Written exercise: Everything from the first line down to the line containing "const lamLower = [0.6225, 0.62, 0.61, 0.60, 0.59, 0.583];" is to be retyped exactly, both ends included, with pictures left out.

Data block:
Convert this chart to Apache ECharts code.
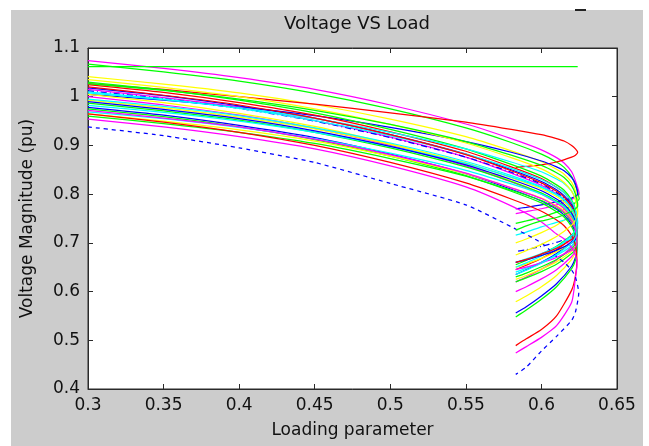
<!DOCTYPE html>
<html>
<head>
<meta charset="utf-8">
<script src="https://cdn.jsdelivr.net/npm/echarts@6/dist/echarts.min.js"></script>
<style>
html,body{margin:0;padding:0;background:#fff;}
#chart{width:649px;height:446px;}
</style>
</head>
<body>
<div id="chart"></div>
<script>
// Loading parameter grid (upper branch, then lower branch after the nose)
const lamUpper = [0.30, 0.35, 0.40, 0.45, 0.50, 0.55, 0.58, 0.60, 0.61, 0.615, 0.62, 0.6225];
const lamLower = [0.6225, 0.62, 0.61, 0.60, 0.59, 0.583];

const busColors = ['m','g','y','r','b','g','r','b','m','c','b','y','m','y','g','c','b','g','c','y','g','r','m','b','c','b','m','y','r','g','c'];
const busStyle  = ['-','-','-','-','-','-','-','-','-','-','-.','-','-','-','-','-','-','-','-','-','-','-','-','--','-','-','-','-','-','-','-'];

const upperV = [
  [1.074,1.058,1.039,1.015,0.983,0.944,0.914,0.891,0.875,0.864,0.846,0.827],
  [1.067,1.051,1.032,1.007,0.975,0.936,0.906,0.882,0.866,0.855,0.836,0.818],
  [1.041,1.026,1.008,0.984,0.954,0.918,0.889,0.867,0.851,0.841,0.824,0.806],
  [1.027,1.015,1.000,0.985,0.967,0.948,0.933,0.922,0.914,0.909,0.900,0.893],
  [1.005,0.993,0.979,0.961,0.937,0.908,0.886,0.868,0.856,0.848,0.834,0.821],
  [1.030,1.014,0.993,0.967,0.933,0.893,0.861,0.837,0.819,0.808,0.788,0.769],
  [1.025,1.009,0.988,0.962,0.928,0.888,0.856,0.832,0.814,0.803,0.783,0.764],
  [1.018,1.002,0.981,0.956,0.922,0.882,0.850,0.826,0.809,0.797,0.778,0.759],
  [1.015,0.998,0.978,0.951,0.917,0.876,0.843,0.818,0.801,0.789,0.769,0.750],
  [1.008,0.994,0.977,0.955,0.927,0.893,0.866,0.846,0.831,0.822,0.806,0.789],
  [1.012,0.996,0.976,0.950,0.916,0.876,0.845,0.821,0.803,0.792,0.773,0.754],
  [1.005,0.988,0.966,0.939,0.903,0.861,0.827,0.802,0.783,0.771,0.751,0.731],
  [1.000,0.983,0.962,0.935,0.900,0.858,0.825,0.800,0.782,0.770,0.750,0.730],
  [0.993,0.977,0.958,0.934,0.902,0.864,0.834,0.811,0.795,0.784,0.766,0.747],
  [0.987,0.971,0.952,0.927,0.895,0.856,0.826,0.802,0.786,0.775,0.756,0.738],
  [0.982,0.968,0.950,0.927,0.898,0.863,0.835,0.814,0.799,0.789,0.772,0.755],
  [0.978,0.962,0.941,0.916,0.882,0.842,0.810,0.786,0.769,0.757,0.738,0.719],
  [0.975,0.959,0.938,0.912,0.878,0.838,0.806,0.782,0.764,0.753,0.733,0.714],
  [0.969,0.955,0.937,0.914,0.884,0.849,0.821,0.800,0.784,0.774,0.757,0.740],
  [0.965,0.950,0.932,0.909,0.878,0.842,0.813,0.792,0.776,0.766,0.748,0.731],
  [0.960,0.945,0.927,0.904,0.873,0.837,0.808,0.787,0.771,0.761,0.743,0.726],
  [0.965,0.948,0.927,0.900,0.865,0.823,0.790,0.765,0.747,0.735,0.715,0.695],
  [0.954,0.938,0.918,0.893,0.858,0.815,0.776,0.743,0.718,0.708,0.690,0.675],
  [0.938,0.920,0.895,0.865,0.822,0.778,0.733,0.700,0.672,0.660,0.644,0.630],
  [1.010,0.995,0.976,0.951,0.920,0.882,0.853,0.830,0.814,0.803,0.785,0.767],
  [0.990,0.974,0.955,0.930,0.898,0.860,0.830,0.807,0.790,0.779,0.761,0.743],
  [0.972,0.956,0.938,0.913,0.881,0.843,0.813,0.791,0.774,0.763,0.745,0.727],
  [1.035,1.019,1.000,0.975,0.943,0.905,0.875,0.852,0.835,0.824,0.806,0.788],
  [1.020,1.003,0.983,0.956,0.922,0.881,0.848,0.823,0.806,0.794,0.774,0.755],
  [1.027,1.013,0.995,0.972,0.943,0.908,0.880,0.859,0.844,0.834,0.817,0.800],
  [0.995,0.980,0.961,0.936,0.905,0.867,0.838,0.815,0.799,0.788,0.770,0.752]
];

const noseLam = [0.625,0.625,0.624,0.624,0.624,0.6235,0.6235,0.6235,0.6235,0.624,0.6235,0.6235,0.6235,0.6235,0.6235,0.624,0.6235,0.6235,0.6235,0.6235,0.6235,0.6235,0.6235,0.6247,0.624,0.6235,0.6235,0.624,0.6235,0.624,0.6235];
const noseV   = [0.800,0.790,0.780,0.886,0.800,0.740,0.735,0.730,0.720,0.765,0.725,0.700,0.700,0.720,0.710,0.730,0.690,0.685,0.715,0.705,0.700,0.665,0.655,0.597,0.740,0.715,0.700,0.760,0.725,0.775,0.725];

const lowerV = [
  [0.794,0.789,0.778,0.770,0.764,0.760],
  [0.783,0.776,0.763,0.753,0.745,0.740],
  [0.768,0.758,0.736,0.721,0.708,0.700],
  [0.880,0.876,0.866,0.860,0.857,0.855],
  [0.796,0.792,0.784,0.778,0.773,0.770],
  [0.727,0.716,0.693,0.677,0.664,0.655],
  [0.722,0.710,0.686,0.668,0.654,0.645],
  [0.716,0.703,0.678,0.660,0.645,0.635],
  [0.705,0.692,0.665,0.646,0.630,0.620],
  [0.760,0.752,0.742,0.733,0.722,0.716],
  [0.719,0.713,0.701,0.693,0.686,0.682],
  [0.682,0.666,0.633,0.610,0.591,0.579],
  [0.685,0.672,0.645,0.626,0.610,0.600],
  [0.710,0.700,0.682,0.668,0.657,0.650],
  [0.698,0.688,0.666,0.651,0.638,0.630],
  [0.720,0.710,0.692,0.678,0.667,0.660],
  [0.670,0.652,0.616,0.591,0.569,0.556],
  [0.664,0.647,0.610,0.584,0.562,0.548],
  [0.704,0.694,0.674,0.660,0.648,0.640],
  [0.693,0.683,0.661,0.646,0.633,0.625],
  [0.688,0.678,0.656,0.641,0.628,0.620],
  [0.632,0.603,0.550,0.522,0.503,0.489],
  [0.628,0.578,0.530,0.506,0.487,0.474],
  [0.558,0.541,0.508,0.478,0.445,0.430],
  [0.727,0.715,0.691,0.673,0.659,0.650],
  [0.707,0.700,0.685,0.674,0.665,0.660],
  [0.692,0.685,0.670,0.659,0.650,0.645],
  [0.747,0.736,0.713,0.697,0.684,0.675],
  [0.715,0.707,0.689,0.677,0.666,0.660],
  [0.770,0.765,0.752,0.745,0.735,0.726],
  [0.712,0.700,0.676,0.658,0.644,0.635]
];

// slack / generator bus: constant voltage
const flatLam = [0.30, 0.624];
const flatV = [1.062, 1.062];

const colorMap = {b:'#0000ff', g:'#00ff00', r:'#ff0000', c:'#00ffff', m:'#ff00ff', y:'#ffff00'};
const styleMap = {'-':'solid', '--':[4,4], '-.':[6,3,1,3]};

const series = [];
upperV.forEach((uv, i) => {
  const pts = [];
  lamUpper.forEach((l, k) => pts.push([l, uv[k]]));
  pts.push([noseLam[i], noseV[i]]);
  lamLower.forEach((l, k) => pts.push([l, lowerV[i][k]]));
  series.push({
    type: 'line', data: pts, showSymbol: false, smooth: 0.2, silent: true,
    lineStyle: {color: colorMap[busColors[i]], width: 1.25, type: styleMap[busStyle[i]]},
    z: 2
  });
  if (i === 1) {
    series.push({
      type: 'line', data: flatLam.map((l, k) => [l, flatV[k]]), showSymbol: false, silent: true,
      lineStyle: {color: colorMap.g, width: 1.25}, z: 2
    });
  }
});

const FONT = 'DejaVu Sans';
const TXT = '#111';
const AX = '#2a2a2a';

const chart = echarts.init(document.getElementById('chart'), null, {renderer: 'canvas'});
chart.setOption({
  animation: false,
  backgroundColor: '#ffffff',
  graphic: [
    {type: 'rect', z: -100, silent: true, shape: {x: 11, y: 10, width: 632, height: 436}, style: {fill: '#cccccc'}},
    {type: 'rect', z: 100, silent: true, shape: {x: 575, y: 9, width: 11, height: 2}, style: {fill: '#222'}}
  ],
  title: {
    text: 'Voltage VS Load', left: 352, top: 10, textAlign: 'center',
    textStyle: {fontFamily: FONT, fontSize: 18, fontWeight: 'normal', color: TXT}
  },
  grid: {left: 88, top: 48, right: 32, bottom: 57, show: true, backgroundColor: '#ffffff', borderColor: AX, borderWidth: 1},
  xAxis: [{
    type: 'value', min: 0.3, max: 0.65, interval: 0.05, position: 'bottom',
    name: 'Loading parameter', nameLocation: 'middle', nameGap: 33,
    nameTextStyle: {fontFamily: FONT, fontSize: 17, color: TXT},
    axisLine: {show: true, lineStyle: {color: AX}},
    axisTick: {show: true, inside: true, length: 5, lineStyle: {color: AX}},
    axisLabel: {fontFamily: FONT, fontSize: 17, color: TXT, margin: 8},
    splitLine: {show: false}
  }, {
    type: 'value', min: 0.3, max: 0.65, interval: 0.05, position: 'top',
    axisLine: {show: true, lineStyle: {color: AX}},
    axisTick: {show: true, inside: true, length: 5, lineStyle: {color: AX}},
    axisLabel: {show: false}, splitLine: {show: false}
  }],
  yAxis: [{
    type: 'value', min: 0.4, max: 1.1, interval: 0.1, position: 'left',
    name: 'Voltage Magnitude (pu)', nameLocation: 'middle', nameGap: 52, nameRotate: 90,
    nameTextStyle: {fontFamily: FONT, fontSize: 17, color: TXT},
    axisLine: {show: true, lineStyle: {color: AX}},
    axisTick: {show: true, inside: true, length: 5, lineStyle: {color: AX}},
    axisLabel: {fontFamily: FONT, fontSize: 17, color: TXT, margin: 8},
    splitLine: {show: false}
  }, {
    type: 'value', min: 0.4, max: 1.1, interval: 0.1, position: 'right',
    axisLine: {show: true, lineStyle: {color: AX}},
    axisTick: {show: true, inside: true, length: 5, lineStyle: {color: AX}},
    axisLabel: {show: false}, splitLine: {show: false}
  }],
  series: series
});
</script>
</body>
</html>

Finished exercise:
Convert this chart to Apache ECharts code.
<!DOCTYPE html>
<html>
<head>
<meta charset="utf-8">
<script src="https://cdn.jsdelivr.net/npm/echarts@6/dist/echarts.min.js"></script>
<style>
html,body{margin:0;padding:0;background:#fff;}
#chart{width:649px;height:446px;}
</style>
</head>
<body>
<div id="chart"></div>
<script>
// Loading parameter grid (upper branch, then lower branch after the nose)
const lamUpper = [0.30, 0.35, 0.40, 0.45, 0.50, 0.55, 0.58, 0.60, 0.61, 0.615, 0.62, 0.6225];
const lamLower = [0.6225, 0.62, 0.61, 0.60, 0.59, 0.583];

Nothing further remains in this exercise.